Back in June, French nationals tried to exploit a loophole in the law which allows the sale of marijuana with a THC content below 0.2%, opening Dutch-style coffee shops stocking this product known as “weed-light.” These establishments were promptly shut down by the police, further establishing that in France, weed is still very much illegal, no matter how strong.
In 2014, France did, however, implement a medical marijuana program and laws do seem to be loosening, which has the potential to open up a portal of economic growth, considering that France is one of the biggest consumers of cannabis in Europe regardless of strict regulations. We can’t wait to see how things progress in the near future for France and marijuana.
Marijuana Laws in Germany
Across the border in Germany, the law is slightly more flexible. Medical marijuana has been legal since 2017, and the number of registered patients is on the rise.
Although unauthorized possession, supply, and cultivation are still against the law, you may not be prosecuted if you get caught with a small amount of cannabis for personal use. So what constitutes as a small amount? That all depends on which state you are in and can vary between 6g and 15g.
Marijuana Laws in SwitzerlandUnlike neighboring France and Germany, marijuana is legal and readily available in Switzerland, for medicinal use at least. Walk down any Swiss street and you will pass a number of pharmacies and head shops selling weed and smoking supplies. The catch is that these legal strains all contain less than 1% THC, so although they may ease your aches and pains, they are unlikely to get you high.
Marijuana Laws in Italy
Travel south into Italy, and you will be greeted by some of the most confusing marijuana laws in Europe. Like Switzerland, it is legal to sell weed with a low THC content (under 0.2%), and cannabis stores are a common sight on the streets of major Italian cities. However, it is still illegal to consume marijuana in any way, and the products sold in these shops are marketed as “collector’s items” only.
Marijuana can be prescribed for medicinal purposes in Italy with the caveat that it is used as a “symptomatic treatment supporting standard treatment.” Some of the conditions it is licensed for include spasticity, chemotherapy-induced nausea, reduced appetite due to AIDS, glaucoma, and Tourette’s syndrome.
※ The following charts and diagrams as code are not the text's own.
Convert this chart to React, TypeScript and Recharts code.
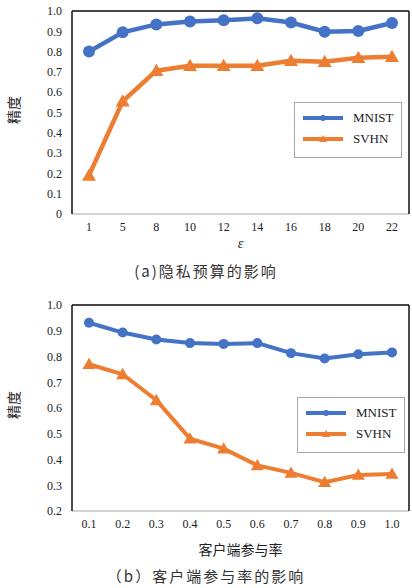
import { LineChart, Line, XAxis, YAxis, CartesianGrid, ReferenceLine } from 'recharts';

// (a) privacy budget
const epsCategories = ['1', '5', '8', '10', '12', '14', '16', '18', '20', '22'];
const epsMnist = [0.8, 0.895, 0.934, 0.948, 0.955, 0.964, 0.943, 0.898, 0.902, 0.941];
const epsSvhn = [0.19, 0.555, 0.706, 0.73, 0.73, 0.73, 0.755, 0.75, 0.77, 0.775];
const epsTicks = [0, 0.1, 0.2, 0.3, 0.4, 0.5, 0.6, 0.7, 0.8, 0.9, 1.0];

// (b) client participation rate
const rateCategories = ['0.1', '0.2', '0.3', '0.4', '0.5', '0.6', '0.7', '0.8', '0.9', '1.0'];
const rateMnist = [0.931, 0.893, 0.866, 0.852, 0.849, 0.852, 0.813, 0.792, 0.809, 0.816];
const rateSvhn = [0.77, 0.731, 0.63, 0.481, 0.442, 0.377, 0.348, 0.312, 0.34, 0.344];
const rateTicks = [0.2, 0.3, 0.4, 0.5, 0.6, 0.7, 0.8, 0.9, 1.0];

const seriesNames = ['MNIST', 'SVHN'];
const seriesColors = ['#4472C4', '#ED7D31'];

const epsData = epsCategories.map((x, i) => ({ x, mnist: epsMnist[i], svhn: epsSvhn[i] }));
const rateData = rateCategories.map((x, i) => ({ x, mnist: rateMnist[i], svhn: rateSvhn[i] }));

const serif = '"Liberation Serif", "DejaVu Serif", serif';
const cjk = '"Noto Sans CJK SC", sans-serif';

const fmt = (v: number) => (v === 0 ? '0' : v.toFixed(1));

const triangle = (size: number, color: string) => (props: any) => {
  const { cx, cy, index } = props;
  if (cx == null || cy == null) return <g key={index} />;
  const h = size;
  return (
    <polygon
      key={index}
      points={`${cx},${cy - h} ${cx - h},${cy + h * 0.75} ${cx + h},${cy + h * 0.75}`}
      fill={color}
    />
  );
};

function LegendBox({ left, top }: { left: number; top: number }) {
  return (
    <div
      style={{
        position: 'absolute',
        left,
        top,
        width: 108,
        height: 56,
        border: '1.5px solid #a8a8a8',
        background: '#fff',
        boxSizing: 'border-box',
        fontFamily: serif,
        fontSize: 13,
        color: '#222',
      }}
    >
      {seriesNames.map((name, i) => (
        <div key={name} style={{ position: 'absolute', left: 8, top: 7 + i * 21, height: 16, display: 'flex', alignItems: 'center' }}>
          <svg width={40} height={10} style={{ marginRight: 10 }}>
            <line x1={0} y1={5} x2={40} y2={5} stroke={seriesColors[i]} strokeWidth={4} strokeLinecap="round" />
            {i === 0 ? (
              <circle cx={20} cy={5} r={3} fill={seriesColors[i]} />
            ) : (
              <polygon points="20,1 16,8 24,8" fill={seriesColors[i]} />
            )}
          </svg>
          <span>{name}</span>
        </div>
      ))}
    </div>
  );
}

function YTitle({ top }: { top: number }) {
  return (
    <div
      style={{
        position: 'absolute',
        left: 13,
        top,
        transform: 'translate(-50%, -50%) rotate(-90deg)',
        fontFamily: cjk,
        fontSize: 14,
        color: '#222',
        whiteSpace: 'nowrap',
      }}
    >
      精度
    </div>
  );
}

function Caption({ top, text }: { top: number; text: string }) {
  return (
    <div
      style={{
        position: 'absolute',
        left: 0,
        width: 412,
        top,
        textAlign: 'center',
        fontFamily: cjk,
        fontSize: 15,
        letterSpacing: 2,
        color: '#333',
      }}
    >
      {text}
    </div>
  );
}

const xPad = { left: 17, right: 17 };

export default function App() {
  return (
    <div style={{ position: 'absolute', left: 0, top: 0, width: 412, height: 588, background: '#fff' }}>
      <div style={{ position: 'absolute', left: 0, top: 0 }}>
        <LineChart width={412} height={252} data={epsData} margin={{ top: 11, right: 2, left: 12, bottom: 2 }}>
          <CartesianGrid horizontal vertical={false} stroke="#d9d9d9" strokeWidth={1.5} />
          <XAxis
            dataKey="x"
            height={36}
            padding={xPad}
            tickLine={false}
            axisLine={{ stroke: '#cfcfcf', strokeWidth: 1.5 }}
            tick={{ fontFamily: serif, fontSize: 12, fill: '#222' }}
            label={{ value: 'ε', position: 'insideBottom', offset: 2, style: { fontFamily: serif, fontStyle: 'italic', fontSize: 14, fill: '#222' } }}
          />
          <YAxis
            yAxisId="l"
            width={60}
            domain={[0, 1]}
            ticks={epsTicks}
            tickFormatter={fmt}
            tickLine={false}
            tickMargin={4}
            axisLine={{ stroke: '#111', strokeWidth: 1.5 }}
            tick={{ fontFamily: serif, fontSize: 12, fill: '#222' }}
          />
          <YAxis yAxisId="r" orientation="right" width={1} domain={[0, 1]} tick={false} tickLine={false} axisLine={{ stroke: '#111', strokeWidth: 1.5 }} />
          <ReferenceLine yAxisId="l" y={1} stroke="#111" strokeWidth={1.5} />
          <Line
            yAxisId="l"
            dataKey="mnist"
            name={seriesNames[0]}
            stroke={seriesColors[0]}
            strokeWidth={4.5}
            dot={{ r: 6, fill: seriesColors[0], stroke: 'none' }}
            isAnimationActive={false}
          />
          <Line
            yAxisId="l"
            dataKey="svhn"
            name={seriesNames[1]}
            stroke={seriesColors[1]}
            strokeWidth={4.5}
            dot={triangle(7, seriesColors[1])}
            isAnimationActive={false}
          />
        </LineChart>
      </div>
      <YTitle top={110} />
      <LegendBox left={294} top={102} />
      <Caption top={260} text="(a)隐私预算的影响" />

      <div style={{ position: 'absolute', left: 0, top: 290 }}>
        <LineChart width={412} height={271} data={rateData} margin={{ top: 15, right: 2, left: 12, bottom: 0 }}>
          <CartesianGrid horizontal vertical={false} stroke="#d9d9d9" strokeWidth={1.5} />
          <XAxis
            dataKey="x"
            height={50}
            padding={xPad}
            tickLine={false}
            axisLine={{ stroke: '#cfcfcf', strokeWidth: 1.5 }}
            tick={{ fontFamily: serif, fontSize: 12, fill: '#222' }}
            label={{ value: '客户端参与率', position: 'insideBottom', offset: 6, style: { fontFamily: cjk, fontSize: 14, fill: '#222' } }}
          />
          <YAxis
            yAxisId="l"
            width={60}
            domain={[0.2, 1]}
            ticks={rateTicks}
            tickFormatter={fmt}
            tickLine={false}
            tickMargin={4}
            axisLine={{ stroke: '#111', strokeWidth: 1.5 }}
            tick={{ fontFamily: serif, fontSize: 12, fill: '#222' }}
          />
          <YAxis yAxisId="r" orientation="right" width={1} domain={[0.2, 1]} tick={false} tickLine={false} axisLine={{ stroke: '#111', strokeWidth: 1.5 }} />
          <ReferenceLine yAxisId="l" y={1} stroke="#111" strokeWidth={1.5} />
          <Line
            yAxisId="l"
            dataKey="mnist"
            name={seriesNames[0]}
            stroke={seriesColors[0]}
            strokeWidth={4}
            dot={{ r: 5, fill: seriesColors[0], stroke: 'none' }}
            isAnimationActive={false}
          />
          <Line
            yAxisId="l"
            dataKey="svhn"
            name={seriesNames[1]}
            stroke={seriesColors[1]}
            strokeWidth={4}
            dot={triangle(6.5, seriesColors[1])}
            isAnimationActive={false}
          />
        </LineChart>
      </div>
      <YTitle top={405} />
      <LegendBox left={297} top={397} />
      <Caption top={565} text="（b）客户端参与率的影响" />
    </div>
  );
}
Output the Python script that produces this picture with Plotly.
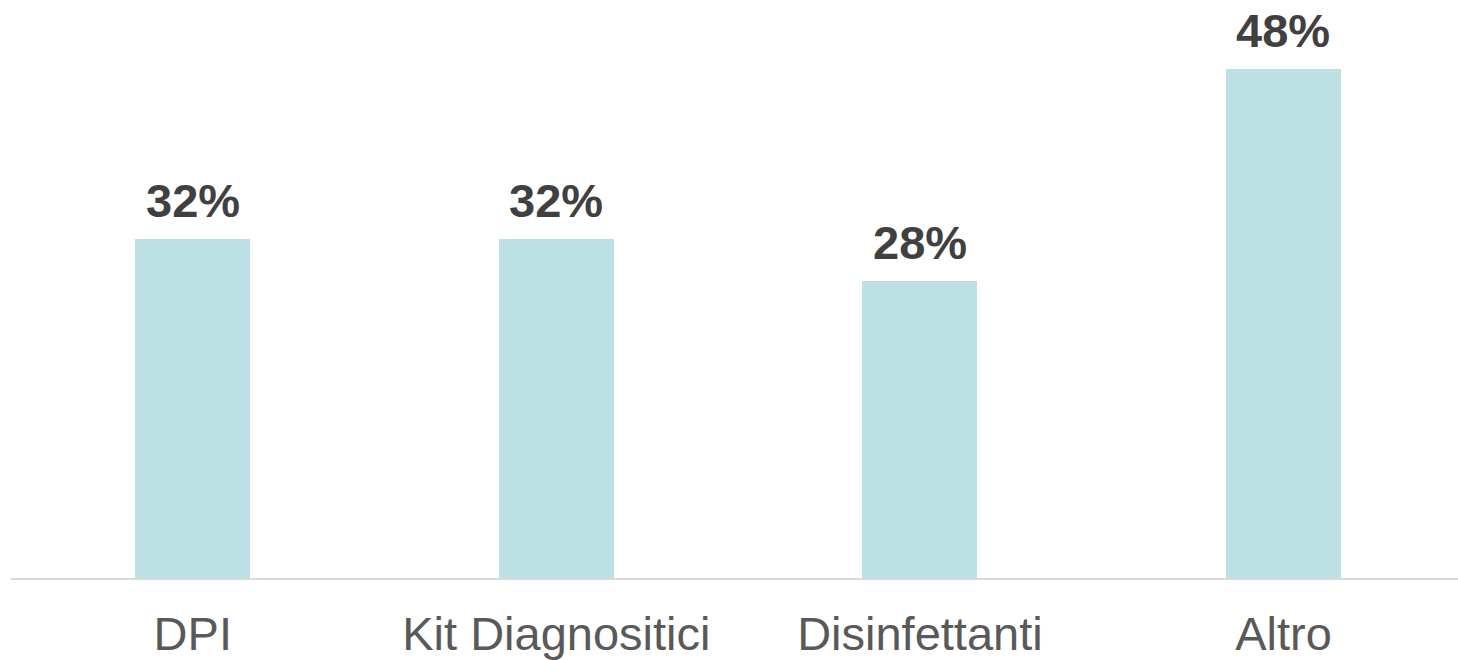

Marijuana Laws in the Czech Republic
Another European country where medical marijuana is legal is the Czech Republic, although only a handful of doctors are licensed to prescribe it. These are specialists such as oncologists and psychiatrists, meaning that getting your hands on cannabis in the Czech Republic may not be all that easy. However, if you are lucky enough to get a prescription, it will allow you access to a generous 180g of medical marijuana each month, more than enough for most people’s needs.
The Czech Republic is also relatively relaxed when it comes to recreational cannabis use. Possession of a small amount is classed as a misdemeanor and is not punishable by law, although it may attract a fine of up to 15,000 Czech Koruna (approximately 555 Euros). Being found with more substantial amounts could mean up to a year in prison.
Marijuana Laws in the UK
Marijuana laws in the UK are on the brink of change, as recent high-profile cases have brought its medicinal benefits into the public eye. Cannabis is now available as a medicine for those holding a special license, although the first UK medical dispensary just recently opened its doors in Cheadle of the Greater Manchester area.
According to current UK marijuana laws, being caught with a small amount will lead to seizure and a warning. A second offense will incur a fine, and a third could lead to a prison sentence of up to five years.
Marijuana is just as popular in Europe as in the rest of the world. Studies into marijuana use in Europe show that as many as 1 in 8 young Europeans used pot in the past year, and an estimated 1% of the population are regular users.